── COLLECTED DATA

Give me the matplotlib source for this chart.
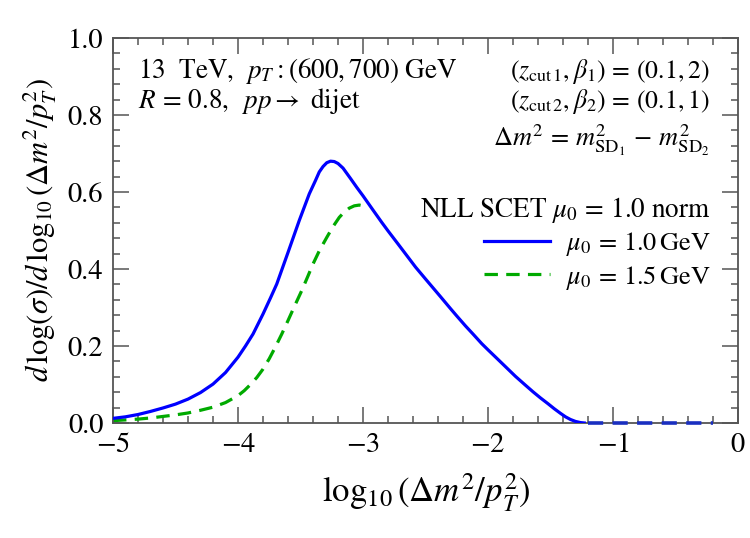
import numpy as np
import matplotlib
matplotlib.use("Agg")
import matplotlib.pyplot as plt

plt.rcParams['font.family'] = 'STIXGeneral'
plt.rcParams['mathtext.fontset'] = 'stix'

# values
x_blue = [-5.0, -4.9, -4.8, -4.7, -4.6, -4.5, -4.4, -4.3, -4.2, -4.1, -4.0,
          -3.94, -3.88, -3.8, -3.74, -3.69, -3.6, -3.51, -3.43, -3.38, -3.35,
          -3.32, -3.29, -3.26, -3.23, -3.2, -3.16, -3.1, -3.05, -3.0, -2.92,
          -2.85, -2.8, -2.72, -2.65, -2.58, -2.5, -2.44, -2.38, -2.3, -2.25,
          -2.18, -2.12, -2.05, -2.0, -1.92, -1.85, -1.78, -1.7, -1.64, -1.58,
          -1.52, -1.47, -1.42, -1.38, -1.34, -1.3, -1.26, -1.23]
y_blue = [0.012, 0.016, 0.022, 0.030, 0.039, 0.049, 0.062, 0.079, 0.101, 0.131,
          0.171, 0.200, 0.231, 0.283, 0.325, 0.361, 0.443, 0.526, 0.595, 0.630,
          0.652, 0.666, 0.676, 0.680, 0.679, 0.674, 0.662, 0.635, 0.612, 0.590,
          0.553, 0.521, 0.499, 0.465, 0.435, 0.405, 0.374, 0.351, 0.328, 0.297,
          0.278, 0.252, 0.231, 0.206, 0.190, 0.165, 0.143, 0.121, 0.098, 0.081,
          0.065, 0.050, 0.037, 0.025, 0.016, 0.009, 0.004, 0.001, 0.0]
x_tail = [-1.2, -0.2]   # zero tail drawn dashed
y_tail = [0.0, 0.0]

x_green = [-5.0, -4.9, -4.8, -4.7, -4.6, -4.5, -4.4, -4.3, -4.2, -4.1, -4.0,
           -3.95, -3.9, -3.85, -3.8, -3.75, -3.7, -3.65, -3.6, -3.55, -3.49,
           -3.44, -3.4, -3.35, -3.29, -3.24, -3.19, -3.15, -3.11, -3.07, -3.03,
           -3.0, -2.97]
y_green = [0.006, 0.008, 0.010, 0.013, 0.017, 0.021, 0.026, 0.033, 0.041, 0.053,
           0.071, 0.084, 0.100, 0.118, 0.140, 0.167, 0.198, 0.231, 0.266, 0.302,
           0.344, 0.382, 0.413, 0.447, 0.482, 0.510, 0.534, 0.548, 0.558, 0.564,
           0.566, 0.564, 0.560]

label_blue = r'$\mu_0\,=\,1.0\,$GeV'
label_green = r'$\mu_0\,=\,1.5\,$GeV'
legend_title = r'NLL SCET $\mu_0\,=\,1.0$ norm'

BLUE = '#0000ff'
GREEN = '#00aa00'
FRAME = '#555555'

fig = plt.figure(figsize=(7.5, 5.38), dpi=100)
ax = fig.add_axes([0.1507, 0.2138, 0.8333, 0.7156])

ax.plot(x_green, y_green, color=GREEN, lw=2.3, ls=(0, (4.2, 2.6)), label=label_green, zorder=2)
ax.plot(x_blue, y_blue, color=BLUE, lw=2.3, label=label_blue, zorder=3)
ax.plot(x_tail, y_tail, color='#1a2fc0', lw=2.6, ls=(0, (4.2, 2.6)), clip_on=False, zorder=4)

ax.set_xlim(-5, 0)
ax.set_ylim(0, 1)
ax.set_xticks(np.arange(-5, 0.1, 1))
ax.set_xticklabels([r'$-5$', r'$-4$', r'$-3$', r'$-2$', r'$-1$', r'$0$'])
ax.set_xticks(np.arange(-5, 0.01, 0.2), minor=True)
ax.set_yticks(np.arange(0, 1.01, 0.2))
ax.set_yticklabels(['0.0', '0.2', '0.4', '0.6', '0.8', '1.0'])
ax.set_yticks(np.arange(0, 1.001, 0.04), minor=True)

for s in ax.spines.values():
    s.set_color(FRAME)
    s.set_linewidth(1.3)
ax.tick_params(which='both', direction='in', top=True, right=True, color=FRAME,
               labelsize=20.5, width=1.1)
ax.tick_params(which='major', length=11.5, pad=7)
ax.tick_params(which='minor', length=5)

ax.set_xlabel(r'$\log_{10}(\Delta m^2/p_T^2)$', fontsize=25, labelpad=10)
ax.set_ylabel(r'$d\,\log(\sigma)/d\,\log_{10}(\Delta m^2/p_T^2)$', fontsize=22, labelpad=6)

ax.text(0.04, 0.895, r'13  TeV,  $p_T:(600,700)$ GeV', transform=ax.transAxes, fontsize=19.5)
ax.text(0.04, 0.817, r'$R\,=\,0.8,\;\;pp\rightarrow$ dijet', transform=ax.transAxes, fontsize=19.5)
ax.text(0.955, 0.895, r'$(z_{\mathrm{cut}\,1},\beta_1)\,=\,(0.1,2)$', transform=ax.transAxes,
        fontsize=18.5, ha='right')
ax.text(0.955, 0.817, r'$(z_{\mathrm{cut}\,2},\beta_2)\,=\,(0.1,1)$', transform=ax.transAxes,
        fontsize=18.5, ha='right')
ax.text(0.955, 0.72, r'$\Delta m^2\,=\,m^2_{\mathrm{SD}_1}\,-\,m^2_{\mathrm{SD}_2}$',
        transform=ax.transAxes, fontsize=19, ha='right')

handles, labels = ax.get_legend_handles_labels()
leg = ax.legend(handles[::-1], labels[::-1], title=legend_title, loc='upper right',
                bbox_to_anchor=(0.985, 0.64), frameon=False, fontsize=19,
                title_fontsize=19.5, handlelength=2.5, handletextpad=0.6,
                labelspacing=0.2, alignment='right', borderpad=0.2)

fig.savefig('out.png', dpi=100)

────

TASK TO COMPLETE ::
Restate the data above word for word. Do not include the images.

TASK RESPONSE ::
Give me the matplotlib source for this chart.
import numpy as np
import matplotlib
matplotlib.use("Agg")
import matplotlib.pyplot as plt

plt.rcParams['font.family'] = 'STIXGeneral'
plt.rcParams['mathtext.fontset'] = 'stix'

# values
x_blue = [-5.0, -4.9, -4.8, -4.7, -4.6, -4.5, -4.4, -4.3, -4.2, -4.1, -4.0,
          -3.94, -3.88, -3.8, -3.74, -3.69, -3.6, -3.51, -3.43, -3.38, -3.35,
          -3.32, -3.29, -3.26, -3.23, -3.2, -3.16, -3.1, -3.05, -3.0, -2.92,
          -2.85, -2.8, -2.72, -2.65, -2.58, -2.5, -2.44, -2.38, -2.3, -2.25,
          -2.18, -2.12, -2.05, -2.0, -1.92, -1.85, -1.78, -1.7, -1.64, -1.58,
          -1.52, -1.47, -1.42, -1.38, -1.34, -1.3, -1.26, -1.23]
y_blue = [0.012, 0.016, 0.022, 0.030, 0.039, 0.049, 0.062, 0.079, 0.101, 0.131,
          0.171, 0.200, 0.231, 0.283, 0.325, 0.361, 0.443, 0.526, 0.595, 0.630,
          0.652, 0.666, 0.676, 0.680, 0.679, 0.674, 0.662, 0.635, 0.612, 0.590,
          0.553, 0.521, 0.499, 0.465, 0.435, 0.405, 0.374, 0.351, 0.328, 0.297,
          0.278, 0.252, 0.231, 0.206, 0.190, 0.165, 0.143, 0.121, 0.098, 0.081,
          0.065, 0.050, 0.037, 0.025, 0.016, 0.009, 0.004, 0.001, 0.0]
x_tail = [-1.2, -0.2]   # zero tail drawn dashed
y_tail = [0.0, 0.0]

x_green = [-5.0, -4.9, -4.8, -4.7, -4.6, -4.5, -4.4, -4.3, -4.2, -4.1, -4.0,
           -3.95, -3.9, -3.85, -3.8, -3.75, -3.7, -3.65, -3.6, -3.55, -3.49,
           -3.44, -3.4, -3.35, -3.29, -3.24, -3.19, -3.15, -3.11, -3.07, -3.03,
           -3.0, -2.97]
y_green = [0.006, 0.008, 0.010, 0.013, 0.017, 0.021, 0.026, 0.033, 0.041, 0.053,
           0.071, 0.084, 0.100, 0.118, 0.140, 0.167, 0.198, 0.231, 0.266, 0.302,
           0.344, 0.382, 0.413, 0.447, 0.482, 0.510, 0.534, 0.548, 0.558, 0.564,
           0.566, 0.564, 0.560]

label_blue = r'$\mu_0\,=\,1.0\,$GeV'
label_green = r'$\mu_0\,=\,1.5\,$GeV'
legend_title = r'NLL SCET $\mu_0\,=\,1.0$ norm'

BLUE = '#0000ff'
GREEN = '#00aa00'
FRAME = '#555555'

fig = plt.figure(figsize=(7.5, 5.38), dpi=100)
ax = fig.add_axes([0.1507, 0.2138, 0.8333, 0.7156])

ax.plot(x_green, y_green, color=GREEN, lw=2.3, ls=(0, (4.2, 2.6)), label=label_green, zorder=2)
ax.plot(x_blue, y_blue, color=BLUE, lw=2.3, label=label_blue, zorder=3)
ax.plot(x_tail, y_tail, color='#1a2fc0', lw=2.6, ls=(0, (4.2, 2.6)), clip_on=False, zorder=4)

ax.set_xlim(-5, 0)
ax.set_ylim(0, 1)
ax.set_xticks(np.arange(-5, 0.1, 1))
ax.set_xticklabels([r'$-5$', r'$-4$', r'$-3$', r'$-2$', r'$-1$', r'$0$'])
ax.set_xticks(np.arange(-5, 0.01, 0.2), minor=True)
ax.set_yticks(np.arange(0, 1.01, 0.2))
ax.set_yticklabels(['0.0', '0.2', '0.4', '0.6', '0.8', '1.0'])
ax.set_yticks(np.arange(0, 1.001, 0.04), minor=True)

for s in ax.spines.values():
    s.set_color(FRAME)
    s.set_linewidth(1.3)
ax.tick_params(which='both', direction='in', top=True, right=True, color=FRAME,
               labelsize=20.5, width=1.1)
ax.tick_params(which='major', length=11.5, pad=7)
ax.tick_params(which='minor', length=5)

ax.set_xlabel(r'$\log_{10}(\Delta m^2/p_T^2)$', fontsize=25, labelpad=10)
ax.set_ylabel(r'$d\,\log(\sigma)/d\,\log_{10}(\Delta m^2/p_T^2)$', fontsize=22, labelpad=6)

ax.text(0.04, 0.895, r'13  TeV,  $p_T:(600,700)$ GeV', transform=ax.transAxes, fontsize=19.5)
ax.text(0.04, 0.817, r'$R\,=\,0.8,\;\;pp\rightarrow$ dijet', transform=ax.transAxes, fontsize=19.5)
ax.text(0.955, 0.895, r'$(z_{\mathrm{cut}\,1},\beta_1)\,=\,(0.1,2)$', transform=ax.transAxes,
        fontsize=18.5, ha='right')
ax.text(0.955, 0.817, r'$(z_{\mathrm{cut}\,2},\beta_2)\,=\,(0.1,1)$', transform=ax.transAxes,
        fontsize=18.5, ha='right')
ax.text(0.955, 0.72, r'$\Delta m^2\,=\,m^2_{\mathrm{SD}_1}\,-\,m^2_{\mathrm{SD}_2}$',
        transform=ax.transAxes, fontsize=19, ha='right')

handles, labels = ax.get_legend_handles_labels()
leg = ax.legend(handles[::-1], labels[::-1], title=legend_title, loc='upper right',
                bbox_to_anchor=(0.985, 0.64), frameon=False, fontsize=19,
                title_fontsize=19.5, handlelength=2.5, handletextpad=0.6,
                labelspacing=0.2, alignment='right', borderpad=0.2)

fig.savefig('out.png', dpi=100)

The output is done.